WHAT IS EXPECTED:
Copy the data below exactly, omitting any picture it contains.

DATA SECTION:
>> start

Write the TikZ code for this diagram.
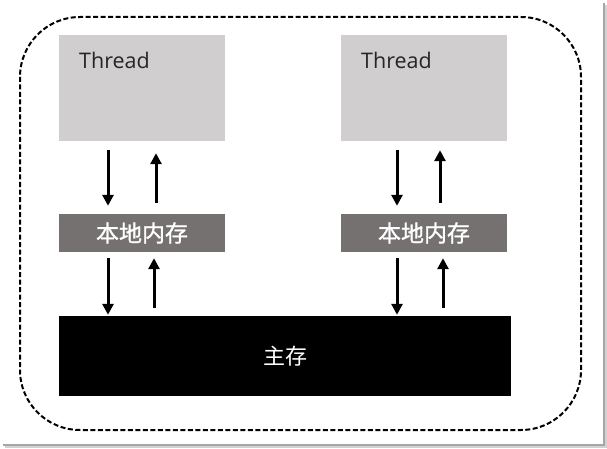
\documentclass[tikz,border=0pt]{standalone}
\usepackage{fontspec}
\setmainfont{Open Sans}
\newfontfamily\cjk{Noto Sans CJK SC}
\newfontfamily\cjkb[FakeBold=1.2]{Noto Sans CJK SC}
\usetikzlibrary{arrows.meta,calc}
\definecolor{thrgray}{HTML}{D0CECE}
\definecolor{memgray}{HTML}{767171}
\definecolor{txtdark}{HTML}{262626}
\begin{document}
\begin{tikzpicture}[x=1pt,y=-1pt,
  threadbox/.style={draw=none,fill=thrgray,minimum width=166pt,minimum height=106pt,inner sep=0pt},
  membox/.style={draw=none,fill=memgray,minimum width=166pt,minimum height=38pt,inner sep=0pt,text=white,font=\cjkb\fontsize{23}{25}\selectfont},
  mainbox/.style={draw=none,fill=black,minimum width=452pt,minimum height=80pt,inner sep=0pt,text=white,font=\cjk\fontsize{22}{24}\selectfont},
  thrtext/.style={anchor=west,inner sep=0pt,text=txtdark,font=\fontsize{21.5}{24}\selectfont},
  arr/.style={line width=3pt,-{Triangle[width=11pt,length=11pt]}},
  outline/.style={line width=2pt,dash pattern=on 5pt off 2.5pt,rounded corners=60pt}
]
\useasboundingbox (0,0) rectangle (607,449);
% image frame shadow
\fill[gray!70] (602.5,3) rectangle (604.5,446);
\fill[gray!35] (604.5,5) rectangle (607,448);
\fill[gray!70] (3,444) rectangle (604.5,446);
\fill[gray!35] (5,446) rectangle (607,448);
% dashed outline
\draw[outline] (20,17) rectangle (581,430);
% nodes
\node[threadbox] (t1) at (142,88) {};
\node[threadbox] (t2) at (424,88) {};
\node[thrtext] (l1) at (79,60) {Thread};
\node[thrtext] (l2) at (361,60) {Thread};
\node[membox] (m1) at (142,233) {本地内存};
\node[membox] (m2) at (424,233) {本地内存};
\node[mainbox] (mm) at (285,356) {主存};
% arrows left
\draw[arr,shorten <=9pt,shorten >=8pt] ([xshift=-34pt]t1.south) -- ([xshift=-34pt]t1.south |- m1.north);
\draw[arr,shorten <=11pt,shorten >=12pt] ([xshift=14pt]m1.north) -- ([xshift=14pt]m1.north |- t1.south);
\draw[arr,shorten <=6pt,shorten >=1pt] ([xshift=-34pt]m1.south) -- ([xshift=-34pt]m1.south |- mm.north);
\draw[arr,shorten <=8pt,shorten >=6pt] ([xshift=12pt]m1.south |- mm.north) -- ([xshift=12pt]m1.south);
% arrows right
\draw[arr,shorten <=9pt,shorten >=8pt] ([xshift=-27pt]t2.south) -- ([xshift=-27pt]t2.south |- m2.north);
\draw[arr,shorten <=11pt,shorten >=9pt] ([xshift=16pt]m2.north) -- ([xshift=16pt]m2.north |- t2.south);
\draw[arr,shorten <=6pt,shorten >=1pt] ([xshift=-27pt]m2.south) -- ([xshift=-27pt]m2.south |- mm.north);
\draw[arr,shorten <=8pt,shorten >=6pt] ([xshift=19pt]m2.south |- mm.north) -- ([xshift=19pt]m2.south);
\end{tikzpicture}
\end{document}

>> end

RESPONSE:
Write the TikZ code for this diagram.
\documentclass[tikz,border=0pt]{standalone}
\usepackage{fontspec}
\setmainfont{Open Sans}
\newfontfamily\cjk{Noto Sans CJK SC}
\newfontfamily\cjkb[FakeBold=1.2]{Noto Sans CJK SC}
\usetikzlibrary{arrows.meta,calc}
\definecolor{thrgray}{HTML}{D0CECE}
\definecolor{memgray}{HTML}{767171}
\definecolor{txtdark}{HTML}{262626}
\begin{document}
\begin{tikzpicture}[x=1pt,y=-1pt,
  threadbox/.style={draw=none,fill=thrgray,minimum width=166pt,minimum height=106pt,inner sep=0pt},
  membox/.style={draw=none,fill=memgray,minimum width=166pt,minimum height=38pt,inner sep=0pt,text=white,font=\cjkb\fontsize{23}{25}\selectfont},
  mainbox/.style={draw=none,fill=black,minimum width=452pt,minimum height=80pt,inner sep=0pt,text=white,font=\cjk\fontsize{22}{24}\selectfont},
  thrtext/.style={anchor=west,inner sep=0pt,text=txtdark,font=\fontsize{21.5}{24}\selectfont},
  arr/.style={line width=3pt,-{Triangle[width=11pt,length=11pt]}},
  outline/.style={line width=2pt,dash pattern=on 5pt off 2.5pt,rounded corners=60pt}
]
\useasboundingbox (0,0) rectangle (607,449);
% image frame shadow
\fill[gray!70] (602.5,3) rectangle (604.5,446);
\fill[gray!35] (604.5,5) rectangle (607,448);
\fill[gray!70] (3,444) rectangle (604.5,446);
\fill[gray!35] (5,446) rectangle (607,448);
% dashed outline
\draw[outline] (20,17) rectangle (581,430);
% nodes
\node[threadbox] (t1) at (142,88) {};
\node[threadbox] (t2) at (424,88) {};
\node[thrtext] (l1) at (79,60) {Thread};
\node[thrtext] (l2) at (361,60) {Thread};
\node[membox] (m1) at (142,233) {本地内存};
\node[membox] (m2) at (424,233) {本地内存};
\node[mainbox] (mm) at (285,356) {主存};
% arrows left
\draw[arr,shorten <=9pt,shorten >=8pt] ([xshift=-34pt]t1.south) -- ([xshift=-34pt]t1.south |- m1.north);
\draw[arr,shorten <=11pt,shorten >=12pt] ([xshift=14pt]m1.north) -- ([xshift=14pt]m1.north |- t1.south);
\draw[arr,shorten <=6pt,shorten >=1pt] ([xshift=-34pt]m1.south) -- ([xshift=-34pt]m1.south |- mm.north);
\draw[arr,shorten <=8pt,shorten >=6pt] ([xshift=12pt]m1.south |- mm.north) -- ([xshift=12pt]m1.south);
% arrows right
\draw[arr,shorten <=9pt,shorten >=8pt] ([xshift=-27pt]t2.south) -- ([xshift=-27pt]t2.south |- m2.north);
\draw[arr,shorten <=11pt,shorten >=9pt] ([xshift=16pt]m2.north) -- ([xshift=16pt]m2.north |- t2.south);
\draw[arr,shorten <=6pt,shorten >=1pt] ([xshift=-27pt]m2.south) -- ([xshift=-27pt]m2.south |- mm.north);
\draw[arr,shorten <=8pt,shorten >=6pt] ([xshift=19pt]m2.south |- mm.north) -- ([xshift=19pt]m2.south);
\end{tikzpicture}
\end{document}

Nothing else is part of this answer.